Exercise directions
Records follow. Pull out every line that contains "this".

Dataset records
**********

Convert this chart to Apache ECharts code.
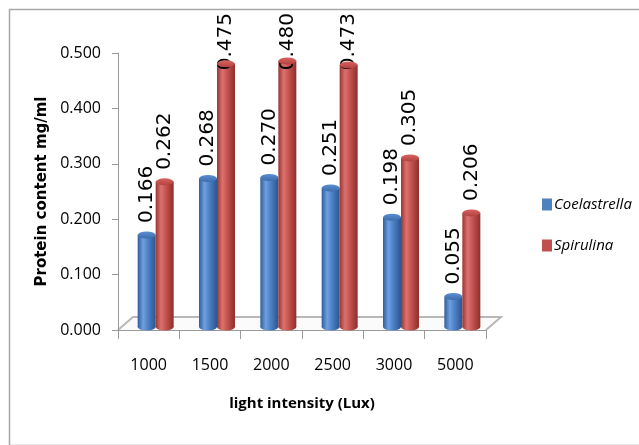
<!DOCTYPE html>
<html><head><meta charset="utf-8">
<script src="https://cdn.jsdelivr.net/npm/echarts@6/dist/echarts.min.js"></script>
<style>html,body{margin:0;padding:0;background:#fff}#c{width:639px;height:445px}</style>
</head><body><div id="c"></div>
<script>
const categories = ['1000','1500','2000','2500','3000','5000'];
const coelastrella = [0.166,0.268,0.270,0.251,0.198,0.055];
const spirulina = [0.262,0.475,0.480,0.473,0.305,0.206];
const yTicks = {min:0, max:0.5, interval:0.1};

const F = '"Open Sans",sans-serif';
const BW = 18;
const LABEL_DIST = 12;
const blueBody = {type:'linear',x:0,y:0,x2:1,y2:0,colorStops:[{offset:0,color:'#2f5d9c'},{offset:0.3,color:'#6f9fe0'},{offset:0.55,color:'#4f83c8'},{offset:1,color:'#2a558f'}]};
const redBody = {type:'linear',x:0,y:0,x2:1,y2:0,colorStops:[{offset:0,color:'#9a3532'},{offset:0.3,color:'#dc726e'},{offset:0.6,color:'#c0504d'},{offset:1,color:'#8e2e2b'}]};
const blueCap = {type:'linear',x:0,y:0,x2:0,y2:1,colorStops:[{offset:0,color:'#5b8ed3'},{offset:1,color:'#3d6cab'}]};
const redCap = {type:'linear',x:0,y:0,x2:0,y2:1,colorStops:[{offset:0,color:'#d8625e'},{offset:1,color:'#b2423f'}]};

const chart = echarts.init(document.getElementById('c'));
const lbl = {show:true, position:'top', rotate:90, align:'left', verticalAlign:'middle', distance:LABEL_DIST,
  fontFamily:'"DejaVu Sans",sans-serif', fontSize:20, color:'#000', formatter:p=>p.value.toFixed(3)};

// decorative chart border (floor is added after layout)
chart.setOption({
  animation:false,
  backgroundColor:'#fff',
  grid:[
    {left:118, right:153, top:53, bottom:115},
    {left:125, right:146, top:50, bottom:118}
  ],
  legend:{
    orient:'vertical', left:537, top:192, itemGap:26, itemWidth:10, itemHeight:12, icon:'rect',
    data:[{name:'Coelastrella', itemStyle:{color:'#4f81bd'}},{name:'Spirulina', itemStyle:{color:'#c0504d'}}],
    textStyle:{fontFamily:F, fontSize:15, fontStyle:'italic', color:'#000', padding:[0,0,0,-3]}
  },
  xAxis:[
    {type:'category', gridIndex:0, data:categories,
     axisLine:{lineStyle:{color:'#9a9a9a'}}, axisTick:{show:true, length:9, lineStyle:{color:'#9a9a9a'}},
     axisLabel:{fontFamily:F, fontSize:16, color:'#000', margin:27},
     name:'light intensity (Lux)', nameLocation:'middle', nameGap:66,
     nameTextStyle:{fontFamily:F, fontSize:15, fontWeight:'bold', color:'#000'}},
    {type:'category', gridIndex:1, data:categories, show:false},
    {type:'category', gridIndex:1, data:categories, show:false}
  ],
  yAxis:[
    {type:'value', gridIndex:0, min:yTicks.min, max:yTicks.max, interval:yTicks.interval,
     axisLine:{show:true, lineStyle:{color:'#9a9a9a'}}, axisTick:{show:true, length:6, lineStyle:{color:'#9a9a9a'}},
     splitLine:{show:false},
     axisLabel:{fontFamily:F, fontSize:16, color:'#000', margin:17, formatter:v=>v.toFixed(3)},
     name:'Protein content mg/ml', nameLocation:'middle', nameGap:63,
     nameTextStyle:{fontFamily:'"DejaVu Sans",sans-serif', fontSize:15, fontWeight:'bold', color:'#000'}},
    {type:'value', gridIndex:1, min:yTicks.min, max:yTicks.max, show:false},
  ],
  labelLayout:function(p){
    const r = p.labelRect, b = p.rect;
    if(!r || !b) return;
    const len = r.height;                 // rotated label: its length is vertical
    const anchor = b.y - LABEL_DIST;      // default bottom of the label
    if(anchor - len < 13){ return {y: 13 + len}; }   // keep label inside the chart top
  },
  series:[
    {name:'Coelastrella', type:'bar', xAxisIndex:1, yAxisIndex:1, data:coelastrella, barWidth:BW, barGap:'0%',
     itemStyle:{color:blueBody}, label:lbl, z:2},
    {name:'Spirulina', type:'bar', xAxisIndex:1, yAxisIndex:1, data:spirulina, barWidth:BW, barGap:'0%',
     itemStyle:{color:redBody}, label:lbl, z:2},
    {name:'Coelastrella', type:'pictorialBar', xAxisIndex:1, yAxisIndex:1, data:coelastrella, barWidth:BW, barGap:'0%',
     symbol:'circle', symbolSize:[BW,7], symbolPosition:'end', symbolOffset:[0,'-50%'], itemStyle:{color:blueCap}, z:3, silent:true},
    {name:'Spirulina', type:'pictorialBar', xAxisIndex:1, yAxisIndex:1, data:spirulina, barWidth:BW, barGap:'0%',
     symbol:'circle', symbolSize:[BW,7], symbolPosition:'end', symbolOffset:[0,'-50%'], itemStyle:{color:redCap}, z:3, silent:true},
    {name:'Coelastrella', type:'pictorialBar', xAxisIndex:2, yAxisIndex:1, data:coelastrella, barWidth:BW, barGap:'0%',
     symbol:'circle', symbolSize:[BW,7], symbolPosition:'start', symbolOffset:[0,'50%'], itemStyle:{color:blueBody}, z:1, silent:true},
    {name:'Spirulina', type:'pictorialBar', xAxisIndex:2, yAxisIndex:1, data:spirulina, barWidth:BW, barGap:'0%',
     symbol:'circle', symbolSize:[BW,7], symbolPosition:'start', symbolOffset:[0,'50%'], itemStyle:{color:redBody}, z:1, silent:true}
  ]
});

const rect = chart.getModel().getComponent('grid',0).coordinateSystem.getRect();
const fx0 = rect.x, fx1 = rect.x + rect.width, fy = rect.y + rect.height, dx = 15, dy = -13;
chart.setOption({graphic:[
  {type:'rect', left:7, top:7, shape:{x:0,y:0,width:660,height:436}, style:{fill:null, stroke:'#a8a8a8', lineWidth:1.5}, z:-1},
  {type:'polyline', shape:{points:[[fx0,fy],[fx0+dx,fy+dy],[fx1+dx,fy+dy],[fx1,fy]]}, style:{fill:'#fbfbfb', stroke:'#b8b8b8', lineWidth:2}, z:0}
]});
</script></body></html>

**********

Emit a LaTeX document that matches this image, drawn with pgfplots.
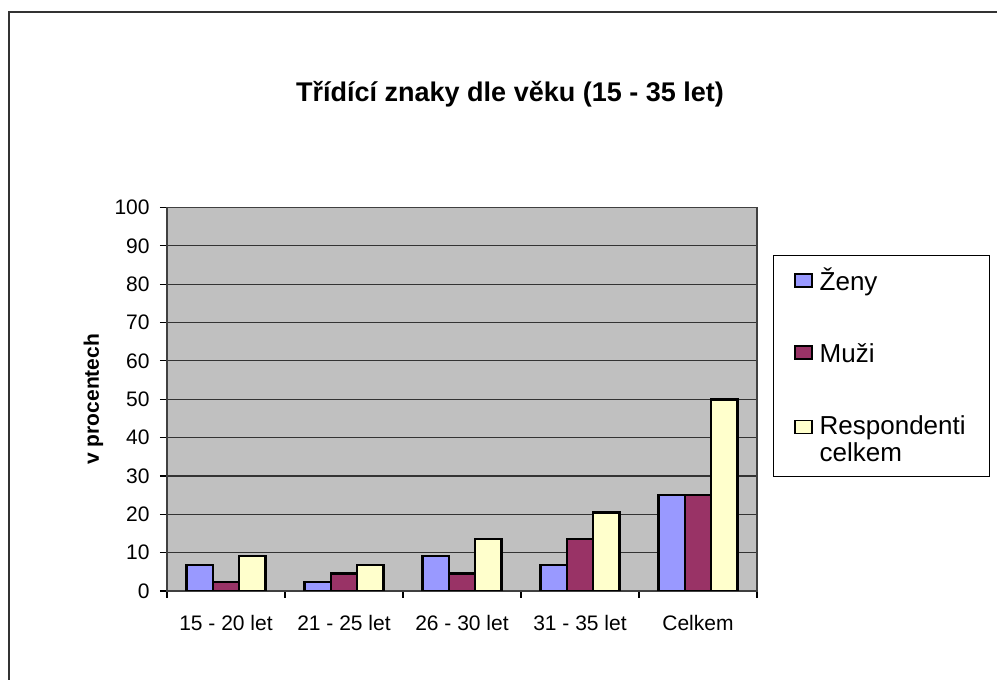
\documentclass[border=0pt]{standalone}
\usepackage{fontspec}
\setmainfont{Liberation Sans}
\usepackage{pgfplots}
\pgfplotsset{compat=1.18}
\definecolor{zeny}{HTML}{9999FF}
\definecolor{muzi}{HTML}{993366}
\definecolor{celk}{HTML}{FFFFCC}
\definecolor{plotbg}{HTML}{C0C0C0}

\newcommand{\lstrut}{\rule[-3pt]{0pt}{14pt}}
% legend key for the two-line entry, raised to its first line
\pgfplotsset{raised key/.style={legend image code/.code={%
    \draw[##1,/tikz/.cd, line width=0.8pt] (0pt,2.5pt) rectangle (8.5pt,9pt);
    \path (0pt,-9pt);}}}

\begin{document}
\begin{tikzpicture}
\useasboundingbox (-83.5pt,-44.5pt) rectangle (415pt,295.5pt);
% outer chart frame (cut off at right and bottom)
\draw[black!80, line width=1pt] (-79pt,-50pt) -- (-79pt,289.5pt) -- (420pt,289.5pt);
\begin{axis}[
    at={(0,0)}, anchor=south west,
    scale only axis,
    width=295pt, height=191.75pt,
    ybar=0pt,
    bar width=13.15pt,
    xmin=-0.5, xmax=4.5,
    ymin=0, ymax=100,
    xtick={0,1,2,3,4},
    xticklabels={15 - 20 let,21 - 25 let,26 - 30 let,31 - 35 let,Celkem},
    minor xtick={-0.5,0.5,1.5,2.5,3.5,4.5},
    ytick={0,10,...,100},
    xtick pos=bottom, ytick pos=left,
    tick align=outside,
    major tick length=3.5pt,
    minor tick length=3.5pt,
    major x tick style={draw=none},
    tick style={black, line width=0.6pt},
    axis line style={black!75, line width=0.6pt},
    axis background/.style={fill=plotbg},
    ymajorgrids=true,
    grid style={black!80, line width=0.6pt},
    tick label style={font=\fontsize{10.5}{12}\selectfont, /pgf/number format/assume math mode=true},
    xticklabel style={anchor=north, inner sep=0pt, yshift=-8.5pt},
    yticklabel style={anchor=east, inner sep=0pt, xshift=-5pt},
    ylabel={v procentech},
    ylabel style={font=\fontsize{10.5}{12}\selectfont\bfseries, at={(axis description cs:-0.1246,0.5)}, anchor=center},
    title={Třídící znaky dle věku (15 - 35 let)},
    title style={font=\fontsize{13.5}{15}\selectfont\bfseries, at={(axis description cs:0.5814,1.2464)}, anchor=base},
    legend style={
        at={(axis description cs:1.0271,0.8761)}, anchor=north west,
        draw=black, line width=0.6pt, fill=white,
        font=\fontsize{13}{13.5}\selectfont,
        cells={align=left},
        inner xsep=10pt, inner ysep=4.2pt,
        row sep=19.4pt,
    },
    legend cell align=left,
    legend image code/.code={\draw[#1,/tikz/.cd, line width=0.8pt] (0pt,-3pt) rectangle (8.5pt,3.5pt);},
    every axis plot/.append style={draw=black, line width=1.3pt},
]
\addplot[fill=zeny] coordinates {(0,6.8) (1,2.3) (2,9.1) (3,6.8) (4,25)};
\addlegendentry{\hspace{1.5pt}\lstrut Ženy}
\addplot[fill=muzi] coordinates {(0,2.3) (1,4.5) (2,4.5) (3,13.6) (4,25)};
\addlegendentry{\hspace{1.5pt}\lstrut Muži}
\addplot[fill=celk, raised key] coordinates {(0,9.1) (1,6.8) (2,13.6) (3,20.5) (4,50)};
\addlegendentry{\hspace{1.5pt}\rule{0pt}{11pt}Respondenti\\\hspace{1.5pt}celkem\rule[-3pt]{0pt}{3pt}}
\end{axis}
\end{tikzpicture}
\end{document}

**********

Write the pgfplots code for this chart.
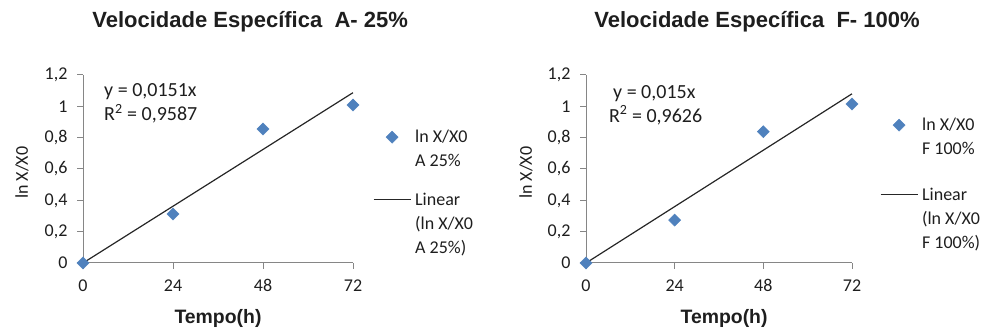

**********

Problem solution
Convert this chart to Apache ECharts code.
Emit a LaTeX document that matches this image, drawn with pgfplots.
Write the pgfplots code for this chart.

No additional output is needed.